Extract every line that contains the string "Emit".

» EXCERPTED DATA

+++++

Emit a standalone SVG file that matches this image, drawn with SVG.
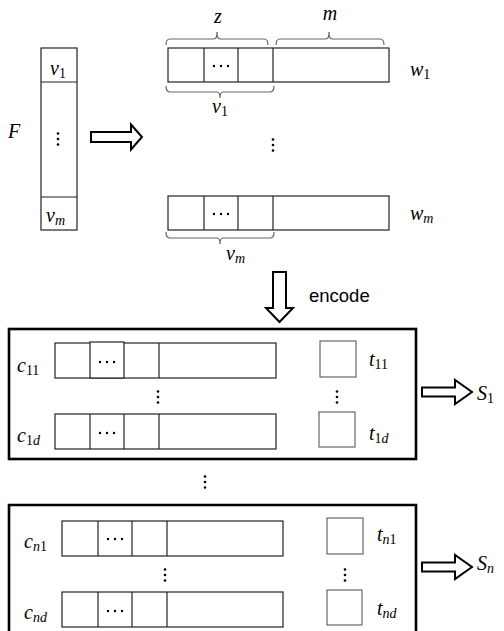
<svg xmlns="http://www.w3.org/2000/svg" width="504" height="631" viewBox="0 0 504 631">
  <defs>
    <style>
      .cell { fill: #fff; stroke: #222; stroke-width: 1.2; }
      .sq { fill: #fff; stroke: #666; stroke-width: 1.2; }
      .frame { fill: none; stroke: #000; stroke-width: 2.6; }
      .brace { fill: none; stroke: #666; stroke-width: 1.2; }
      .arrow { fill: #fff; stroke: #000; stroke-width: 2; stroke-linejoin: miter; }
      .m { font-family: "Liberation Serif", "DejaVu Serif", serif; font-style: italic; font-size: 20px; fill: #000; }
      .m .s { font-style: normal; font-size: 14px; }
      .m .si { font-style: italic; font-size: 14px; }
      .lbl { font-family: "Liberation Sans", "DejaVu Sans", sans-serif; font-size: 18.5px; fill: #000; }
      .dot { fill: #000; }
    </style>
    <g id="vdots">
      <circle class="dot" cx="0" cy="-5.5" r="1.3"/>
      <circle class="dot" cx="0" cy="0" r="1.3"/>
      <circle class="dot" cx="0" cy="5.5" r="1.3"/>
    </g>
    <g id="hdots">
      <circle class="dot" cx="-7" cy="0" r="1.2"/>
      <circle class="dot" cx="0" cy="0" r="1.2"/>
      <circle class="dot" cx="7" cy="0" r="1.2"/>
    </g>
    <path id="rarrow" class="arrow" d="M0,-4.5 H33 V-12 L50,0 L33,12 V4.5 H0 Z"/>
  </defs>

  <!-- F column -->
  <g id="F">
    <text class="m" x="8" y="138">F</text>
    <rect class="cell" x="41" y="48" width="36" height="182"/>
    <line x1="41" y1="82" x2="77" y2="82" stroke="#222" stroke-width="1.2"/>
    <line x1="41" y1="197" x2="77" y2="197" stroke="#222" stroke-width="1.2"/>
    <text class="m" x="50" y="75">v<tspan class="s" dy="3">1</tspan></text>
    <use href="#vdots" x="58" y="139"/>
    <text class="m" x="46" y="222">v<tspan class="si" dy="3">m</tspan></text>
  </g>

  <!-- split arrow -->
  <g id="split-arrow">
    <path class="arrow" d="M91,132 H131 V124.5 L142,137 L131,149.5 V142 H91 Z"/>
  </g>

  <!-- w_1 row -->
  <g id="w1">
    <rect class="cell" x="168" y="48" width="221" height="34"/>
    <line x1="204" y1="48" x2="204" y2="82" stroke="#222" stroke-width="1.2"/>
    <line x1="238" y1="48" x2="238" y2="82" stroke="#222" stroke-width="1.2"/>
    <line x1="273" y1="48" x2="273" y2="82" stroke="#222" stroke-width="1.2"/>
    <use href="#hdots" x="221" y="66"/>
    <path class="brace" d="M166,45 Q166,39 170,39 H214 Q217,39 217,32 Q217,39 220,39 H264 Q268,39 268,45"/>
    <text class="m" x="218" y="23" text-anchor="middle">z</text>
    <path class="brace" d="M276,45 Q276,39 280,39 H326 Q329,39 329,32 Q329,39 332,39 H380 Q384,39 384,45"/>
    <text class="m" x="330" y="20" text-anchor="middle">m</text>
    <path class="brace" d="M166,86 Q166,92 170,92 H217 Q220,92 220,98 Q220,92 223,92 H270 Q274,92 274,86"/>
    <text class="m" x="212" y="113">v<tspan class="s" dy="3">1</tspan></text>
    <text class="m" x="410" y="76">w<tspan class="s" dy="3">1</tspan></text>
  </g>

  <use href="#vdots" x="273" y="145"/>

  <!-- w_m row -->
  <g id="wm">
    <rect class="cell" x="168" y="196" width="221" height="34"/>
    <line x1="204" y1="196" x2="204" y2="230" stroke="#222" stroke-width="1.2"/>
    <line x1="238" y1="196" x2="238" y2="230" stroke="#222" stroke-width="1.2"/>
    <line x1="273" y1="196" x2="273" y2="230" stroke="#222" stroke-width="1.2"/>
    <use href="#hdots" x="221" y="214"/>
    <path class="brace" d="M166,232 Q166,238 170,238 H217 Q220,238 220,244 Q220,238 223,238 H270 Q274,238 274,232"/>
    <text class="m" x="226" y="260">v<tspan class="si" dy="3">m</tspan></text>
    <text class="m" x="410" y="220">w<tspan class="si" dy="3">m</tspan></text>
  </g>

  <!-- encode arrow -->
  <g id="encode">
    <path class="arrow" d="M273,272 H286 V308 H293 L279.5,322 L266,308 H273 Z"/>
    <text class="lbl" x="309" y="302">encode</text>
  </g>

  <!-- block S_1 -->
  <g id="S1-block">
    <rect class="frame" x="9" y="329" width="407" height="130"/>
    <text class="m" x="17" y="372">c<tspan class="s" dy="3">11</tspan></text>
    <rect class="cell" x="55" y="343" width="221" height="35"/>
    <rect class="cell" x="90" y="342" width="34" height="36"/>
    <line x1="159" y1="343" x2="159" y2="378" stroke="#222" stroke-width="1.2"/>
    <use href="#hdots" x="107" y="362"/>
    <use href="#vdots" x="158" y="397"/>
    <text class="m" x="17" y="442">c<tspan class="s" dy="3">1</tspan><tspan class="si">d</tspan></text>
    <rect class="cell" x="55" y="414" width="221" height="35"/>
    <line x1="90" y1="414" x2="90" y2="449" stroke="#222" stroke-width="1.2"/>
    <line x1="124" y1="414" x2="124" y2="449" stroke="#222" stroke-width="1.2"/>
    <line x1="159" y1="414" x2="159" y2="449" stroke="#222" stroke-width="1.2"/>
    <use href="#hdots" x="107" y="433"/>
    <rect class="sq" x="320" y="341" width="36" height="36"/>
    <text class="m" x="369" y="366">t<tspan class="s" dy="3">11</tspan></text>
    <use href="#vdots" x="337" y="397"/>
    <rect class="sq" x="319" y="412" width="36" height="35"/>
    <text class="m" x="369" y="440">t<tspan class="s" dy="3">1</tspan><tspan class="si">d</tspan></text>
  </g>

  <g id="S1-out">
    <use href="#rarrow" x="422" y="392"/>
    <text class="m" x="477" y="400">S<tspan class="s" dy="3">1</tspan></text>
  </g>

  <use href="#vdots" x="205" y="482"/>

  <!-- block S_n -->
  <g id="Sn-block">
    <path class="frame" d="M9,633 V505 H416 V633"/>
    <text class="m" x="24" y="548">c<tspan class="si" dy="3">n</tspan><tspan class="s">1</tspan></text>
    <rect class="cell" x="62" y="521" width="221" height="35"/>
    <line x1="98" y1="521" x2="98" y2="556" stroke="#222" stroke-width="1.2"/>
    <line x1="132" y1="521" x2="132" y2="556" stroke="#222" stroke-width="1.2"/>
    <line x1="167" y1="521" x2="167" y2="556" stroke="#222" stroke-width="1.2"/>
    <use href="#hdots" x="115" y="539"/>
    <use href="#vdots" x="165" y="575"/>
    <text class="m" x="24" y="619">c<tspan class="si" dy="3">nd</tspan></text>
    <rect class="cell" x="62" y="592" width="221" height="35"/>
    <line x1="98" y1="592" x2="98" y2="627" stroke="#222" stroke-width="1.2"/>
    <line x1="132" y1="592" x2="132" y2="627" stroke="#222" stroke-width="1.2"/>
    <line x1="167" y1="592" x2="167" y2="627" stroke="#222" stroke-width="1.2"/>
    <use href="#hdots" x="115" y="611"/>
    <rect class="sq" x="327" y="518" width="36" height="36"/>
    <text class="m" x="377" y="541">t<tspan class="si" dy="3">n</tspan><tspan class="s">1</tspan></text>
    <use href="#vdots" x="345" y="575"/>
    <rect class="sq" x="327" y="590" width="35" height="35"/>
    <text class="m" x="377" y="615">t<tspan class="si" dy="3">nd</tspan></text>
  </g>

  <g id="Sn-out">
    <use href="#rarrow" x="422" y="567"/>
    <text class="m" x="477" y="570">S<tspan class="si" dy="3">n</tspan></text>
  </g>
</svg>
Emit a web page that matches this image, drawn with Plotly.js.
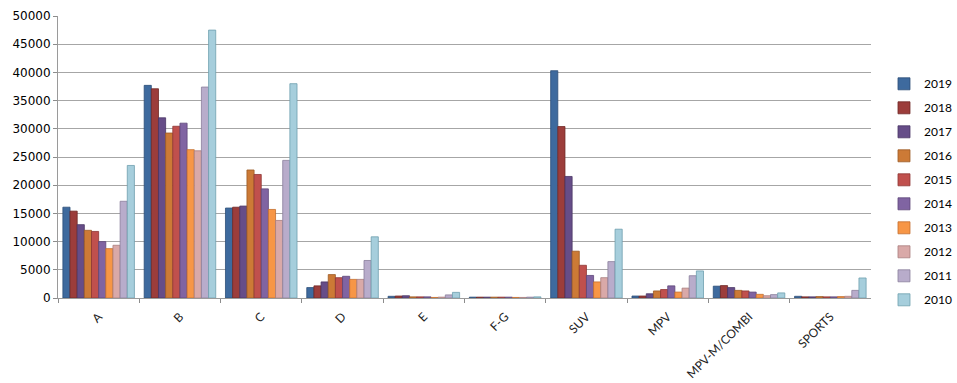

+++++

» EXPECTED OUTPUT
Emit a standalone SVG file that matches this image, drawn with SVG.
Emit a web page that matches this image, drawn with Plotly.js.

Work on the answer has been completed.